Monday, January 30, 2006

Thursday 17th March; 18th day at sea

St. Patrick’s day, so the chef provided Guinness with breakfast – this is not a joke. As it was free I felt obliged to have a glass – probably the first and last time I shall have anything alcoholic at that time of the morning.

Obviously we were at sea all day, and the weather was wonderful – a smooth sea, the sun was shining, and it was mild enough not to need a jacket on out on the aft decks. We had a talk in the morning by Gary, a retired American university lecturer, on the Jemmy Button story. I knew the basic story, but it was good to hear some of the details. Very roughly, he was one of four Indians from Tierra del Fuego who were brought back to Britain by Fitzroy, the commander of the Beagle and then sent back via Keppel island in the Falklands, as part of an Anglican missionary scheme to convert the 7,000 or so Fuegan Indians to Christianity. You can almost guess what happened; the missionary scheme was a failure and by the late 19th century most of the Indians had died of diseases imported by convicts and settlers from Argentina. The only European who comes out of the story with any credit was a Thomas Bridges who compiled a dictionary of one of the four Indian languages, and set up an estancia down the Beagle Channel at a place called Harberton, where some of the surviving Indians lived. His descendants apparently still live there.
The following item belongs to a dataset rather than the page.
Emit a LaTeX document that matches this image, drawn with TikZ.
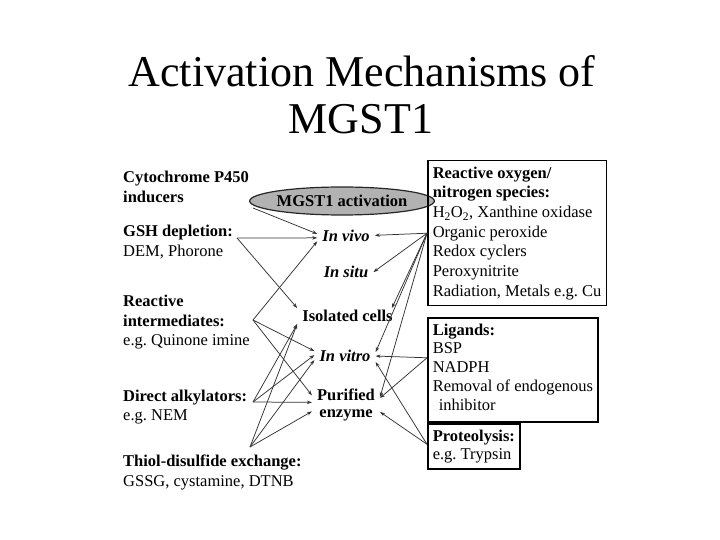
\documentclass[tikz,border=0pt]{standalone}
\usepackage{fontspec}
\setmainfont{Liberation Serif}
\usetikzlibrary{arrows.meta,shapes.geometric}
\frenchspacing
\begin{document}
\begin{tikzpicture}[x=1pt,y=-1pt,
  lbl/.style={anchor=base west, inner sep=0pt, font=\fontsize{16.5}{20}\selectfont\bfseries},
  lblr/.style={anchor=base west, inner sep=0pt, font=\fontsize{16.5}{20}\selectfont},
  midn/.style={inner xsep=5pt, inner ysep=2pt, anchor=base, font=\fontsize{16.5}{17}\selectfont\bfseries},
  midi/.style={midn, font=\fontsize{16.5}{17}\selectfont\bfseries\itshape},
  box/.style={draw=black, line width=1.5pt, align=left, inner xsep=5pt, inner ysep=6pt, anchor=north west},
  conn/.style={draw=black!80, line width=0.75pt, -{Stealth[length=5pt,width=3.5pt]}},
  ttl/.style={anchor=base, inner sep=0pt, font=\fontsize{44}{47}\selectfont}
]
\useasboundingbox (0,0) rectangle (720,540);

% title
\node[ttl] (t1) at (362,87) {Activation Mechanisms of};
\node[ttl] (t2) at (361,134) {MGST1};

% left labels
\node[lbl] (cyta) at (123,183) {Cytochrome P450};
\node[lbl] (cytb) at (123,203) {inducers};
\node[lbl] (gsha) at (123,236.5) {GSH depletion:};
\node[lblr] (gshb) at (123,256.5) {DEM, Phorone};
\node[lbl] (ria) at (123,306.5) {Reactive};
\node[lbl] (rib) at (123,326.5) {intermediates:};
\node[lblr] (ric) at (123,345.5) {e.g. Quinone imine};
\node[lbl] (daa) at (123,401.5) {Direct alkylators:};
\node[lblr] (dab) at (123,420.5) {e.g. NEM};
\node[lbl] (tha) at (123,466.5) {Thiol-disulfide exchange:};
\node[lblr] (thb) at (123,486.5) {GSSG, cystamine, DTNB};

\coordinate (cytp) at (253,208);
\coordinate (gshp) at (237,238);
\coordinate (rip) at (253,320);
\coordinate (dap) at (253,402);
\coordinate (thp) at (250,447);

% centre
\node[ellipse, draw=black!85, line width=1.2pt, fill=black!30, minimum width=153pt,
      minimum height=28pt, inner sep=0pt, font=\fontsize{16.5}{20}\selectfont\bfseries]
      (act) at (342,201) {MGST1 activation};
\node[midi] (vivo) at (346,241) {In vivo};
\node[midi] (situ) at (346,277.7) {In situ};
\node[midn] (iso) at (347.5,321.7) {Isolated cells};
\node[midi] (vitro) at (345,361.7) {In vitro};
\node[midn, anchor=north, align=center] (pur) at (346,386.7) {Purified\\enzyme};

% right boxes
\node[box, font=\fontsize{16.5}{19.65}\selectfont] (ros) at (427,160)
  {\textbf{Reactive oxygen/}\\\textbf{nitrogen species:}\\H\textsubscript{2}O\textsubscript{2}, Xanthine oxidase\\Organic peroxide\\Redox cyclers\\Peroxynitrite\\Radiation, Metals e.g. Cu};
\node[box, font=\fontsize{16.5}{18.75}\selectfont] (lig) at (427,317)
  {\textbf{Ligands:}\\BSP\\NADPH\\Removal of endogenous\\\hspace*{6pt}inhibitor\strut};
\node[box, font=\fontsize{16.5}{18}\selectfont] (prot) at (427,423)
  {\textbf{Proteolysis:}\\e.g. Trypsin};

\coordinate (rosp) at (ros.west);
\coordinate (ligp) at ([yshift=12pt]lig.west);
\coordinate (protp) at ([yshift=2pt]prot.west);

% left connectors
\draw[conn] (cytp) -- ([yshift=1.5pt]vivo.west);
\draw[conn] (gshp) -- ([yshift=-2.5pt]vivo.west);
\draw[conn] (rip) -- ([yshift=-6pt]vivo.west);
\draw[conn] (gshp) -- (iso.north west);
\draw[conn] (dap) -- (iso.south west);
\draw[conn] (thp) -- (iso.south west);
\draw[conn] (rip) -- ([yshift=5pt]vitro.west);
\draw[conn] (dap) -- ([yshift=1pt]vitro.west);
\draw[conn] (thp) -- ([yshift=-4pt]vitro.west);
\draw[conn] (rip) -- ([yshift=9.6pt]pur.west);
\draw[conn] (dap) -- ([yshift=2.6pt]pur.west);
\draw[conn] (thp) -- ([yshift=-6.4pt]pur.west);

% right connectors
\draw[conn] (rosp) -- (vivo.east);
\draw[conn] (rosp) -- (situ.east);
\draw[conn] (rosp) -- ([xshift=-6pt]iso.north east);
\draw[conn] (rosp) -- ([yshift=4pt]vitro.east);
\draw[conn] (rosp) -- ([yshift=8pt]pur.east);
\draw[conn] (ligp) -- (vitro.east);
\draw[conn] (ligp) -- ([yshift=7pt]pur.east);
\draw[conn] (protp) -- ([yshift=-6pt]vitro.east);
\draw[conn] (protp) -- ([yshift=-7pt]pur.east);
\end{tikzpicture}
\end{document}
We had slides of Svalbard (or Spitzbergen) in the afternoon and then had the final briefing, complete with most of the crew. All of the expedition staff got to have a little talk about their highlights and Simon did his award to the most entertaining passenger . For a moment I thought this was going to be John Peacock, but then realised that Big Ron was the obvious choice. The award named his as a pipit spotter for his discovery of the hitherto unknown South Georgia Diving Pipit – a joke that had been running since Prion Island. Apparently Ron was with Simon’s group on Prion Island, and Simon had been blethering on for ages about these birds called South Georgia Pipits which he’d only seen very rarely. Ron was unusually silent whilst they were on the Island, but had been the first person to spot these birds and quite a lot of them as well, even though he wasn’t really interested.

The evening was spent at dinner, some time at the bar, plus packing up. I did find out a little about the fuel we’d taken on in Stanley. Apparently we spent about $250,000 for 450 tons of diesel, and given the average use of about 20 tons per day, that supply wouldn’t last a month. It brings the cost of the trip home.